Now, with an older homeless population, health care providers have the difficult task of managing chronic diseases like diabetes and heart and lung disease.
People with chronic diseases need to make repeated visits to their health care provider and adhere to complicated medication regimens, specific diets and physical routines. None of these are easy to stick to, but doing so becomes almost impossible for people who are homeless.
Add to this high rates of cognitive impairment (problems with memory, information processing and following directions), functional impairment (the ability to manage daily tasks such as dressing, bathing, toileting), mobility impairment (the ability to walk), and deteriorating hearing and vision.
These problems further complicate the older homeless person’s ability to manage chronic diseases, access services and exit homelessness.
It is hardly surprising that only about one in five of our participants were housed one year after we first met them.
Systemic change needed
The point our study highlights is that the systems set up in the 1980s were not designed to serve an aging population.
Cognitive impairment, for example, makes it difficult to follow through with instructions to come to appointments, fill out complicated paperwork for disability benefits or housing applications, or adhere to treatment regimens.
People with mobility impairments are not able to walk miles between service providers, carrying their belongings with them. People at high risk of falls are not well served by bunk beds or by bathrooms in shared facilities that do not have grab bars and slip-resistant floors.
Shelter and housing providers are grappling with the need to provide clients with personal care assistants to enable them to handle activities of daily living, like bathing and dressing. They are reporting difficulty with clients whose cognitive impairments make them unable to understand or follow rules.
Many Medicaid programs will cover the costs of personal care via the Home and Community Based Services Program, which is designed to keep Medicaid recipients living at home and in the community instead of in expensive institutional care.
However, it is nearly impossible to arrange these services for people living in temporary shelters or in the street.
While there are few data, our study suggests that many older homeless adults will require nursing home placement, some of which could have been avoided with housing and home-based services.
Two years into our study, many of our participants have already spent extended time in nursing facilities.
Death on the street
We have known for years that homeless people are likely to die prematurely.
When the homeless population was younger, these deaths were mostly attributable to substance use, violence and infectious diseases.
Older homeless adults die at a rate four to five times what would be expected in the general population but die from different causes than do younger homeless adults.
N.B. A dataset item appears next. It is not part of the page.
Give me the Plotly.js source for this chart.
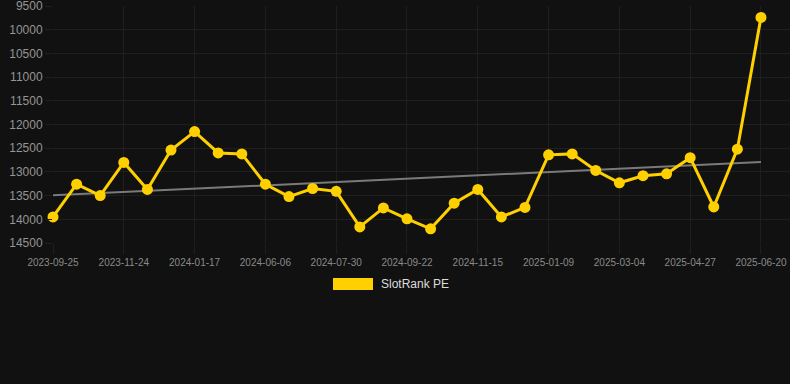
<!DOCTYPE html>
<html>
<head>
<meta charset="utf-8">
<script src="https://cdn.plot.ly/plotly-3.0.1.min.js"></script>
<style>
  html, body { margin: 0; padding: 0; background: #111111; }
  #chart { width: 790px; height: 384px; }
</style>
</head>
<body>
<div id="chart"></div>
<script>
// Data
const dates = [
  "2023-09-25", "2023-10-15", "2023-11-04", "2023-11-24", "2023-12-12", "2023-12-30",
  "2024-01-17", "2024-05-01", "2024-05-19", "2024-06-06", "2024-06-24", "2024-07-12",
  "2024-07-30", "2024-08-17", "2024-09-04", "2024-09-22", "2024-10-10", "2024-10-28",
  "2024-11-15", "2024-12-04", "2024-12-22", "2025-01-09", "2025-01-27", "2025-02-14",
  "2025-03-04", "2025-03-22", "2025-04-09", "2025-04-27", "2025-05-15", "2025-06-02",
  "2025-06-20"
];
const rankValues = [
  13950, 13260, 13500, 12800, 13370, 12540,
  12150, 12600, 12620, 13260, 13520, 13350,
  13410, 14160, 13760, 13990, 14200, 13660,
  13370, 13950, 13750, 12640, 12620, 12970,
  13230, 13080, 13040, 12700, 13740, 12520,
  9740
];
const tickDates = [
  "2023-09-25", "2023-11-24", "2024-01-17", "2024-06-06", "2024-07-30", "2024-09-22",
  "2024-11-15", "2025-01-09", "2025-03-04", "2025-04-27", "2025-06-20"
];
const yTicks = [9500, 10000, 10500, 11000, 11500, 12000, 12500, 13000, 13500, 14000, 14500];
const seriesName = "SlotRank PE";

// Linear trend (least squares over index)
const n = rankValues.length;
let sx = 0, sy = 0, sxx = 0, sxy = 0;
rankValues.forEach((v, i) => { sx += i; sy += v; sxx += i * i; sxy += i * v; });
const slope = (n * sxy - sx * sy) / (n * sxx - sx * sx);
const intercept = (sy - slope * sx) / n;
const trendValues = rankValues.map((_, i) => intercept + slope * i);

const gridColor = "#1f1f1f";
const traces = [
  {
    x: dates, y: trendValues, type: "scatter", mode: "lines",
    line: { color: "#7a7a7a", width: 2 }, hoverinfo: "skip", showlegend: false
  },
  {
    x: dates, y: rankValues, type: "scatter", mode: "lines+markers", name: seriesName,
    line: { color: "#FFD000", width: 3 },
    marker: { color: "#FFD000", size: 11 },
    cliponaxis: false, showlegend: false
  }
];

const layout = {
  width: 790, height: 384,
  paper_bgcolor: "#111111", plot_bgcolor: "#111111",
  margin: { l: 53, r: 0, t: 6, b: 141 },
  font: { family: "Arial, 'Liberation Sans', sans-serif", color: "#8a8a8a" },
  showlegend: false,
  xaxis: {
    type: "category",
    range: [0, 31.23],
    tickmode: "array", tickvals: tickDates, ticktext: tickDates,
    showgrid: true, gridcolor: gridColor, gridwidth: 1,
    ticks: "outside", ticklen: 10, tickcolor: gridColor,
    tickfont: { size: 10, color: "#8a8a8a" },
    zeroline: false, showline: false, fixedrange: true
  },
  yaxis: {
    range: [14500, 9500],
    tickmode: "array", tickvals: yTicks, ticktext: yTicks.map(String),
    showgrid: true, gridcolor: gridColor, gridwidth: 1,
    ticks: "outside", ticklen: 7, tickcolor: gridColor,
    tickfont: { size: 12, color: "#959595" },
    ticklabeloverflow: "allow",
    zeroline: false, showline: false, fixedrange: true
  },
  shapes: [
    {
      type: "rect", xref: "paper", yref: "paper",
      x0: (333 - 53) / 737, x1: (373 - 53) / 737,
      y0: (243 - 278) / 237, y1: (243 - 290) / 237,
      fillcolor: "#FFD000", line: { width: 0 }
    }
  ],
  annotations: [
    {
      text: seriesName, xref: "paper", yref: "paper",
      x: (379 - 53) / 737, y: (243 - 284) / 237,
      xanchor: "left", yanchor: "middle", showarrow: false,
      font: { size: 12, color: "#dddddd" }
    }
  ]
};

Plotly.newPlot("chart", traces, layout, { displayModeBar: false, staticPlot: true });
</script>
</body>
</html>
They die from the same causes as do other people – heart disease and cancer – but they do so 20 to 30 years earlier.
In the course of our study’s two years, for example, 14 of our 350 participants have died. Others are very ill and, we fear, will die soon.
To put it bluntly, as a society, we face the specter of older adults dying on the streets.
So, what is to be done?
Our argument is that there is no one-size-fits-all solution.
An individual who has spent 30 years rotating between institutional care and the streets requires different services than a 54-year-old man who has become homeless for the first time after a period of extended unemployment.
To solve the problem of homelessness among older Americans, we will have to find answers to two questions.
How do we adapt existing programs for homeless adults to meet the needs of an aging population?
And possibly even more intractable but fundamental: how do we stop older people from losing their homes?